The combination of robust demand and limited resources could lead to shortages in production, which would cause costs to surge, the media outlet reports. Factories will be utilizing 90 percent of their capacity if sales increase to 14 million, according to USA Today.
On top of the 38,000 employees that were added in 2011, automakers have stated their intention to hire an additional 13,000 workers in 2012, according to The Associated Press .
If sales hit 15 million by 2015 as certain market experts have predicted, the major Detroit automakers could end up staffing an additional 20,000 roles, Automotive Research chief economist Sean McAlinden told the news source.

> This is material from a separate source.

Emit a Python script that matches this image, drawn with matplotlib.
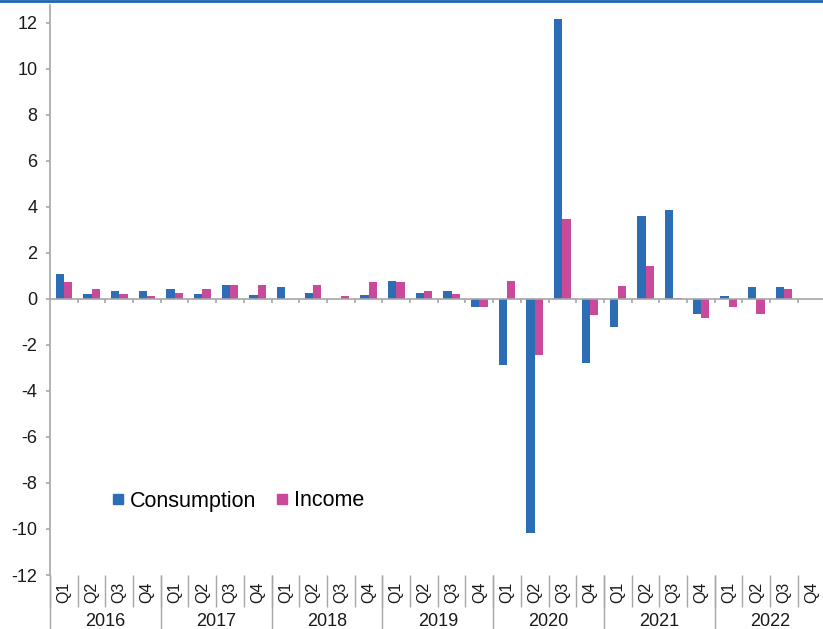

Citi Investment Research auto analyst Itay Michaeli told the media outlet that "you can only squeeze so much out of the same amount of people."
Automotive jobs have also been bolstered by foreign carmakers, who have been moving production as a result of strong sales and a weak dollar, according to the media outlet. Many companies in this industry that are headquartered in other countries have been hiring workers in the United States.
An example of a company that is benefiting from surging sales of vehicles is Electricfil Corporation, an automotive supplier which has announced that it may hire as many as 200 new workers in Alabama through 2017 as part of an expansion worth $9.5 million, The News Courier reports. The company has stated that it plans to hire 120 people through 2015 and as many as 80 more workers between 2016 and 2017.
The first phase of the expansion will involve adding 24,000 square feet to a manufacturing facility and the second phase will involve constructing a 18,000-square-foot building, according to the media outlet. The upgraded manufacturing plant will be operational in July 2012, and the new office will be ready for use sometime in 2013.
Limestone County Economic Development Association president Tom Hill told the news source that he is very excited by the magnitude of the company's plans to expand, and the number of jobs it could create for people in the region.
He told the media outlet that "they've been here since 2004 and have done a really good job of meeting the needs of the automotive industry, and they've been rewarded with a lot of new business that will allow them to expand the facility."
He added that "it's a real positive step for Limestone County and Elkmont. We're happy they're expanding and we look forward to assisting them in the future."
Elkmont Mayor Tracy Compton told the news source that if the company ends up staffing 200 new positions by 2017, the facilities in the area will have almost as many employees as his town has residents.